_Raw data_
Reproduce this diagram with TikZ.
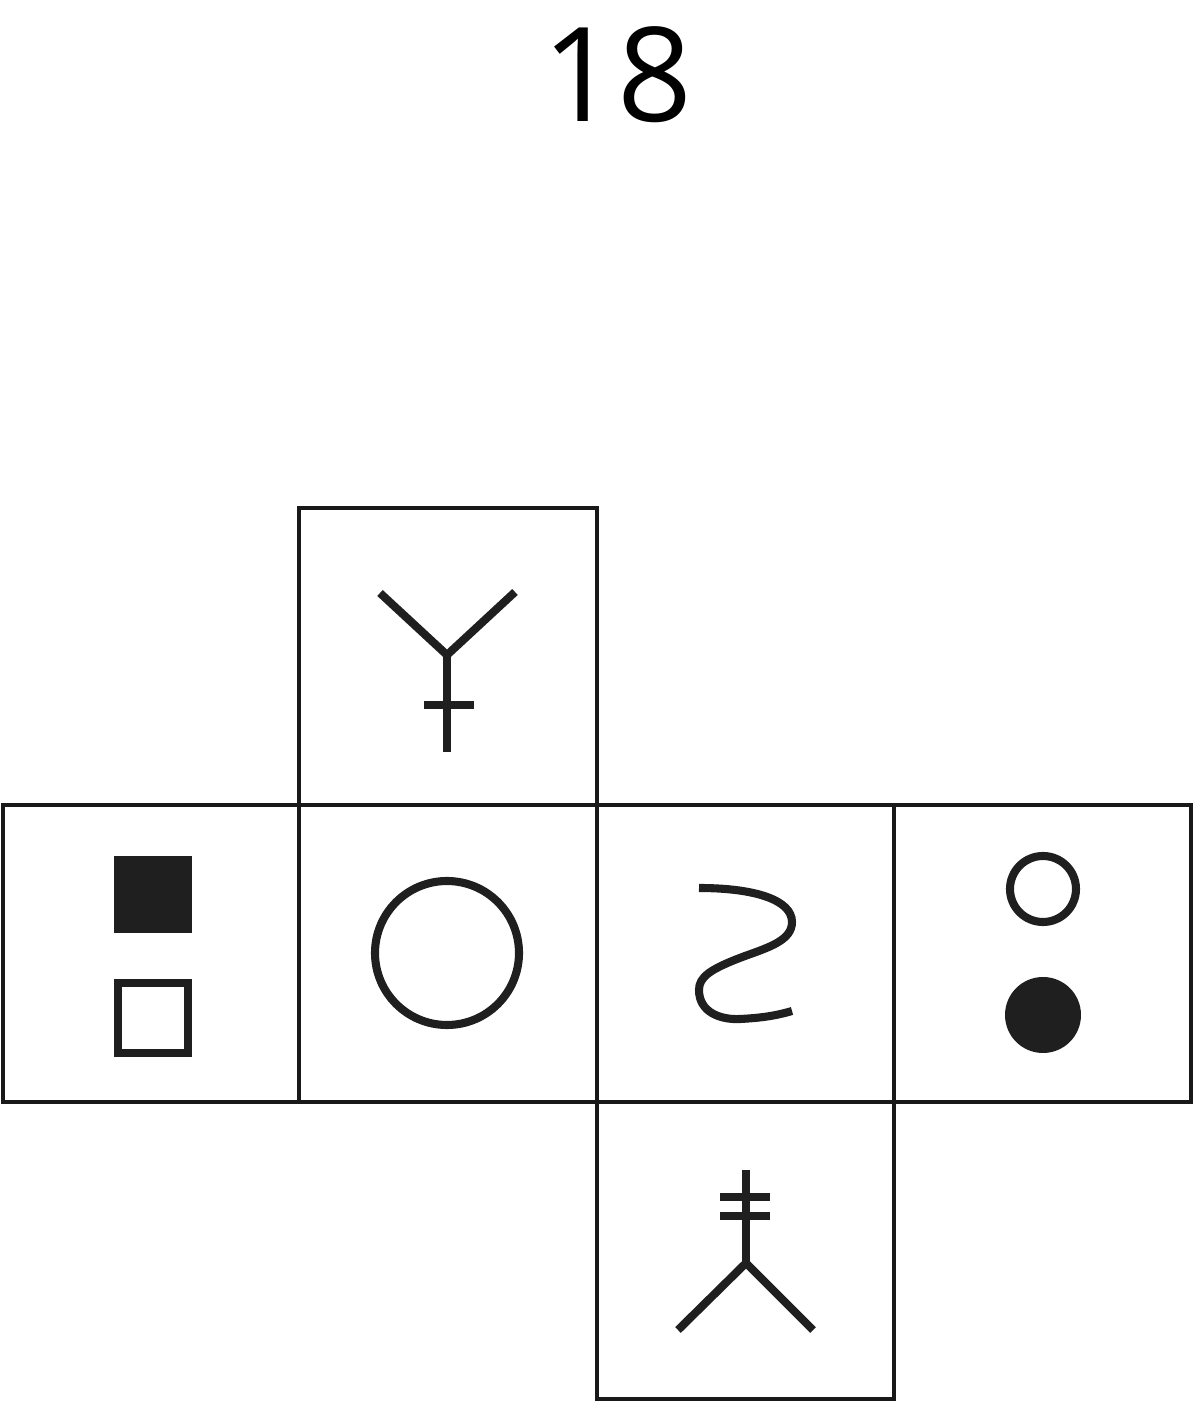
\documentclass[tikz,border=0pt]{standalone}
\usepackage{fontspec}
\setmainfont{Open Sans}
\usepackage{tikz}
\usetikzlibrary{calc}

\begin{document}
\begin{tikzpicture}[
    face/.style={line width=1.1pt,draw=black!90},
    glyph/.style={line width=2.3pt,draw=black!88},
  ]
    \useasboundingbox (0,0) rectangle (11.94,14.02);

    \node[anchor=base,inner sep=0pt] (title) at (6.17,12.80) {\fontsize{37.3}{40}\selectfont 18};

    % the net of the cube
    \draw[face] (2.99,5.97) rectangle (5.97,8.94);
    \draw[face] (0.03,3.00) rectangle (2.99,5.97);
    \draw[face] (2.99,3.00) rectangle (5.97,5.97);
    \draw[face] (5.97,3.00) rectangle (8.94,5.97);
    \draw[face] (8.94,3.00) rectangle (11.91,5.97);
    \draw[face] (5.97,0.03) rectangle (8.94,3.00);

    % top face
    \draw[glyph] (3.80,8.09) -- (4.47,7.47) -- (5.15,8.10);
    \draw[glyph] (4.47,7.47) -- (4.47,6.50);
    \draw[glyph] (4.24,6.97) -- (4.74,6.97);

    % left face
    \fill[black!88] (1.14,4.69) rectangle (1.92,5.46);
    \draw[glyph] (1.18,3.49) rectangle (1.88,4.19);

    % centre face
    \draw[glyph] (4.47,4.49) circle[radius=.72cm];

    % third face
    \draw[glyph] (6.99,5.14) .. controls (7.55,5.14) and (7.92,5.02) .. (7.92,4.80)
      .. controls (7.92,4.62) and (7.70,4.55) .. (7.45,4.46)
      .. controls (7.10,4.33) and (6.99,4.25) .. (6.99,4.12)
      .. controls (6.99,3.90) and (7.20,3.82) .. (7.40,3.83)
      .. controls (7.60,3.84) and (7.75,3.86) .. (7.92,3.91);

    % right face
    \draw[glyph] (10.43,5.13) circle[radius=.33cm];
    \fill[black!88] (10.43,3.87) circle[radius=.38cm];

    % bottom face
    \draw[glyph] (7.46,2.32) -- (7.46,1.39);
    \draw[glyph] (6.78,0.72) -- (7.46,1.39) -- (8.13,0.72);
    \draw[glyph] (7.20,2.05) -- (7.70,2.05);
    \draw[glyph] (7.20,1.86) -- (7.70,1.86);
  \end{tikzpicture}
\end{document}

_Description of the task_
Repeat all the data as it stands, dropping any images it holds.

_Answer to this exercise_
Reproduce this diagram with TikZ.
\documentclass[tikz,border=0pt]{standalone}
\usepackage{fontspec}
\setmainfont{Open Sans}
\usepackage{tikz}
\usetikzlibrary{calc}

\begin{document}
\begin{tikzpicture}[
    face/.style={line width=1.1pt,draw=black!90},
    glyph/.style={line width=2.3pt,draw=black!88},
  ]
    \useasboundingbox (0,0) rectangle (11.94,14.02);

    \node[anchor=base,inner sep=0pt] (title) at (6.17,12.80) {\fontsize{37.3}{40}\selectfont 18};

    % the net of the cube
    \draw[face] (2.99,5.97) rectangle (5.97,8.94);
    \draw[face] (0.03,3.00) rectangle (2.99,5.97);
    \draw[face] (2.99,3.00) rectangle (5.97,5.97);
    \draw[face] (5.97,3.00) rectangle (8.94,5.97);
    \draw[face] (8.94,3.00) rectangle (11.91,5.97);
    \draw[face] (5.97,0.03) rectangle (8.94,3.00);

    % top face
    \draw[glyph] (3.80,8.09) -- (4.47,7.47) -- (5.15,8.10);
    \draw[glyph] (4.47,7.47) -- (4.47,6.50);
    \draw[glyph] (4.24,6.97) -- (4.74,6.97);

    % left face
    \fill[black!88] (1.14,4.69) rectangle (1.92,5.46);
    \draw[glyph] (1.18,3.49) rectangle (1.88,4.19);

    % centre face
    \draw[glyph] (4.47,4.49) circle[radius=.72cm];

    % third face
    \draw[glyph] (6.99,5.14) .. controls (7.55,5.14) and (7.92,5.02) .. (7.92,4.80)
      .. controls (7.92,4.62) and (7.70,4.55) .. (7.45,4.46)
      .. controls (7.10,4.33) and (6.99,4.25) .. (6.99,4.12)
      .. controls (6.99,3.90) and (7.20,3.82) .. (7.40,3.83)
      .. controls (7.60,3.84) and (7.75,3.86) .. (7.92,3.91);

    % right face
    \draw[glyph] (10.43,5.13) circle[radius=.33cm];
    \fill[black!88] (10.43,3.87) circle[radius=.38cm];

    % bottom face
    \draw[glyph] (7.46,2.32) -- (7.46,1.39);
    \draw[glyph] (6.78,0.72) -- (7.46,1.39) -- (8.13,0.72);
    \draw[glyph] (7.20,2.05) -- (7.70,2.05);
    \draw[glyph] (7.20,1.86) -- (7.70,1.86);
  \end{tikzpicture}
\end{document}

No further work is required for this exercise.